**Your instructions:** Leave the pictures out. Return all other data exactly.

■ ■ ■ ■

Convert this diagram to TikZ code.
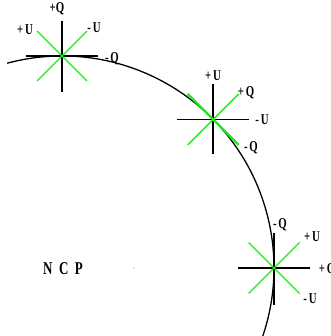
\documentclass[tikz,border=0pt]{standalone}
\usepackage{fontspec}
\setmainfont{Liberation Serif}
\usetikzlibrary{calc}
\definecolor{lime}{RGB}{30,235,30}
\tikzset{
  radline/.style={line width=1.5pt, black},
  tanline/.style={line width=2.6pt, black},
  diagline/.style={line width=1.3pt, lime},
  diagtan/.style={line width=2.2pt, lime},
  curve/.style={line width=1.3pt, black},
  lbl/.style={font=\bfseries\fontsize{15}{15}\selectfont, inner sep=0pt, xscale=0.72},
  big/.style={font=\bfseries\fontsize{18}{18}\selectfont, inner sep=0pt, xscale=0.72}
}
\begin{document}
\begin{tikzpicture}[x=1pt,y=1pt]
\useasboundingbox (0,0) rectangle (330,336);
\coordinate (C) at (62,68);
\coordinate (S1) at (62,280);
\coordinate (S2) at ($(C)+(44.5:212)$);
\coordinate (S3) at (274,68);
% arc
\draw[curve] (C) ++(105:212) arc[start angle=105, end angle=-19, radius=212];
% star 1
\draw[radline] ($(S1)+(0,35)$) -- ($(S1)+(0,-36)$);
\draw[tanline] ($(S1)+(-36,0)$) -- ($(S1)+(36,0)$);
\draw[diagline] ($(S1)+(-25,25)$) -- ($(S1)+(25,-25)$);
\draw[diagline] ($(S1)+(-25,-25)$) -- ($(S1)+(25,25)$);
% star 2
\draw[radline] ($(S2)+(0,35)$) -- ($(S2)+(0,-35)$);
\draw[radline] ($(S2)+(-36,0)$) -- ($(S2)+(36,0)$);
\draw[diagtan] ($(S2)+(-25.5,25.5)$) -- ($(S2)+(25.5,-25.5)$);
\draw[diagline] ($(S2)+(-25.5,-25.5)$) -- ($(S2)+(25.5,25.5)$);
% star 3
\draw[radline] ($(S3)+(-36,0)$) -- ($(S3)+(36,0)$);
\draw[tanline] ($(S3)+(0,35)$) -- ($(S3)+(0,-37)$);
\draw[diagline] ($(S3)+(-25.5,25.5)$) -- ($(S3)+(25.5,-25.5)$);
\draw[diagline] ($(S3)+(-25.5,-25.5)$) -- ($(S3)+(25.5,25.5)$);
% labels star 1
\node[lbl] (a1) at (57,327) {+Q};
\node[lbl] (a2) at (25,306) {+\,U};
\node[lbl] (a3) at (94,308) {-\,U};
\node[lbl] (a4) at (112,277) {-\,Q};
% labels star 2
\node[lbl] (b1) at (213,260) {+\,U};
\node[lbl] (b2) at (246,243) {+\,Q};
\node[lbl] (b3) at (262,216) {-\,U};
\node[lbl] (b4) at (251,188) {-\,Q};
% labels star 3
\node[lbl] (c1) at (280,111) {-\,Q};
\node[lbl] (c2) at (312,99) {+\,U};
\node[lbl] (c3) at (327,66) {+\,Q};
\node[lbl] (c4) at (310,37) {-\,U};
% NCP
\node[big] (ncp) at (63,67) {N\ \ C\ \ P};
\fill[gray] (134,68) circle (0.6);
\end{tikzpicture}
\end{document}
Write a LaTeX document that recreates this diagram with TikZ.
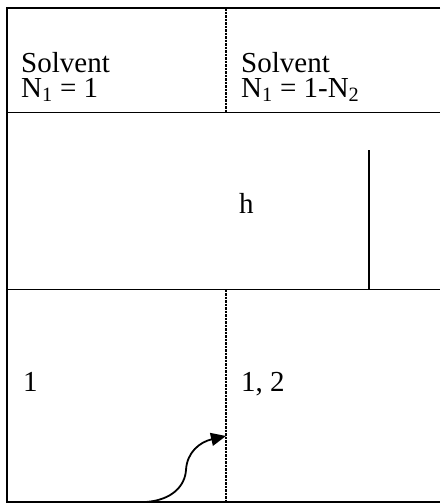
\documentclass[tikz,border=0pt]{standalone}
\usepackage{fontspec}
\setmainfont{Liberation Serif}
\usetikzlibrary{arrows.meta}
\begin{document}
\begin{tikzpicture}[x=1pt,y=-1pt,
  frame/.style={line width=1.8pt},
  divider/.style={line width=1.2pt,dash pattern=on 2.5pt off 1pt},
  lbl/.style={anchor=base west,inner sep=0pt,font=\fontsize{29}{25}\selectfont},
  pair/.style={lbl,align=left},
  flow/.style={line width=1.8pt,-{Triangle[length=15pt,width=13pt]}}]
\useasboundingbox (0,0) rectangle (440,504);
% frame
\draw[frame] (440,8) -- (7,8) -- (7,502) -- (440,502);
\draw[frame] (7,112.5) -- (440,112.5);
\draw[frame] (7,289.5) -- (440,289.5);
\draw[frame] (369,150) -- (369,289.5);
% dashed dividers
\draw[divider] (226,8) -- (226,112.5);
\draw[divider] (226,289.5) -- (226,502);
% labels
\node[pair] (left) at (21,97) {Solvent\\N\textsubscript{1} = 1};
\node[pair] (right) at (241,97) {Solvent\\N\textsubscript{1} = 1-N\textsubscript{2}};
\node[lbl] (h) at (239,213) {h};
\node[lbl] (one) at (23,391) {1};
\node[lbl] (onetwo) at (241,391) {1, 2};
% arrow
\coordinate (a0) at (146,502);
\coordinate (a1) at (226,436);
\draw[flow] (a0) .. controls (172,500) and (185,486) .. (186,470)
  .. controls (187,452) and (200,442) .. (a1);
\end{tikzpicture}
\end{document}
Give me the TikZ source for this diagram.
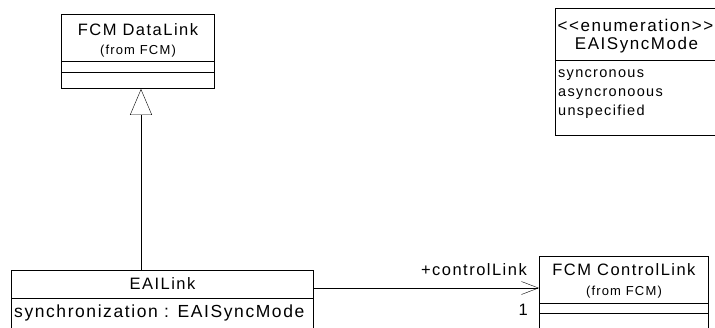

■ ■ ■ ■

**The completed task:**
Convert this diagram to TikZ code.
\documentclass[tikz,border=0pt]{standalone}
\usepackage{fontspec}
\setmainfont{Liberation Serif}
\usetikzlibrary{calc}
\definecolor{lime}{RGB}{30,235,30}
\tikzset{
  radline/.style={line width=1.5pt, black},
  tanline/.style={line width=2.6pt, black},
  diagline/.style={line width=1.3pt, lime},
  diagtan/.style={line width=2.2pt, lime},
  curve/.style={line width=1.3pt, black},
  lbl/.style={font=\bfseries\fontsize{15}{15}\selectfont, inner sep=0pt, xscale=0.72},
  big/.style={font=\bfseries\fontsize{18}{18}\selectfont, inner sep=0pt, xscale=0.72}
}
\begin{document}
\begin{tikzpicture}[x=1pt,y=1pt]
\useasboundingbox (0,0) rectangle (330,336);
\coordinate (C) at (62,68);
\coordinate (S1) at (62,280);
\coordinate (S2) at ($(C)+(44.5:212)$);
\coordinate (S3) at (274,68);
% arc
\draw[curve] (C) ++(105:212) arc[start angle=105, end angle=-19, radius=212];
% star 1
\draw[radline] ($(S1)+(0,35)$) -- ($(S1)+(0,-36)$);
\draw[tanline] ($(S1)+(-36,0)$) -- ($(S1)+(36,0)$);
\draw[diagline] ($(S1)+(-25,25)$) -- ($(S1)+(25,-25)$);
\draw[diagline] ($(S1)+(-25,-25)$) -- ($(S1)+(25,25)$);
% star 2
\draw[radline] ($(S2)+(0,35)$) -- ($(S2)+(0,-35)$);
\draw[radline] ($(S2)+(-36,0)$) -- ($(S2)+(36,0)$);
\draw[diagtan] ($(S2)+(-25.5,25.5)$) -- ($(S2)+(25.5,-25.5)$);
\draw[diagline] ($(S2)+(-25.5,-25.5)$) -- ($(S2)+(25.5,25.5)$);
% star 3
\draw[radline] ($(S3)+(-36,0)$) -- ($(S3)+(36,0)$);
\draw[tanline] ($(S3)+(0,35)$) -- ($(S3)+(0,-37)$);
\draw[diagline] ($(S3)+(-25.5,25.5)$) -- ($(S3)+(25.5,-25.5)$);
\draw[diagline] ($(S3)+(-25.5,-25.5)$) -- ($(S3)+(25.5,25.5)$);
% labels star 1
\node[lbl] (a1) at (57,327) {+Q};
\node[lbl] (a2) at (25,306) {+\,U};
\node[lbl] (a3) at (94,308) {-\,U};
\node[lbl] (a4) at (112,277) {-\,Q};
% labels star 2
\node[lbl] (b1) at (213,260) {+\,U};
\node[lbl] (b2) at (246,243) {+\,Q};
\node[lbl] (b3) at (262,216) {-\,U};
\node[lbl] (b4) at (251,188) {-\,Q};
% labels star 3
\node[lbl] (c1) at (280,111) {-\,Q};
\node[lbl] (c2) at (312,99) {+\,U};
\node[lbl] (c3) at (327,66) {+\,Q};
\node[lbl] (c4) at (310,37) {-\,U};
% NCP
\node[big] (ncp) at (63,67) {N\ \ C\ \ P};
\fill[gray] (134,68) circle (0.6);
\end{tikzpicture}
\end{document}
Write a LaTeX document that recreates this diagram with TikZ.
\documentclass[tikz,border=0pt]{standalone}
\usepackage{fontspec}
\setmainfont{Liberation Serif}
\usetikzlibrary{arrows.meta}
\begin{document}
\begin{tikzpicture}[x=1pt,y=-1pt,
  frame/.style={line width=1.8pt},
  divider/.style={line width=1.2pt,dash pattern=on 2.5pt off 1pt},
  lbl/.style={anchor=base west,inner sep=0pt,font=\fontsize{29}{25}\selectfont},
  pair/.style={lbl,align=left},
  flow/.style={line width=1.8pt,-{Triangle[length=15pt,width=13pt]}}]
\useasboundingbox (0,0) rectangle (440,504);
% frame
\draw[frame] (440,8) -- (7,8) -- (7,502) -- (440,502);
\draw[frame] (7,112.5) -- (440,112.5);
\draw[frame] (7,289.5) -- (440,289.5);
\draw[frame] (369,150) -- (369,289.5);
% dashed dividers
\draw[divider] (226,8) -- (226,112.5);
\draw[divider] (226,289.5) -- (226,502);
% labels
\node[pair] (left) at (21,97) {Solvent\\N\textsubscript{1} = 1};
\node[pair] (right) at (241,97) {Solvent\\N\textsubscript{1} = 1-N\textsubscript{2}};
\node[lbl] (h) at (239,213) {h};
\node[lbl] (one) at (23,391) {1};
\node[lbl] (onetwo) at (241,391) {1, 2};
% arrow
\coordinate (a0) at (146,502);
\coordinate (a1) at (226,436);
\draw[flow] (a0) .. controls (172,500) and (185,486) .. (186,470)
  .. controls (187,452) and (200,442) .. (a1);
\end{tikzpicture}
\end{document}
Give me the TikZ source for this diagram.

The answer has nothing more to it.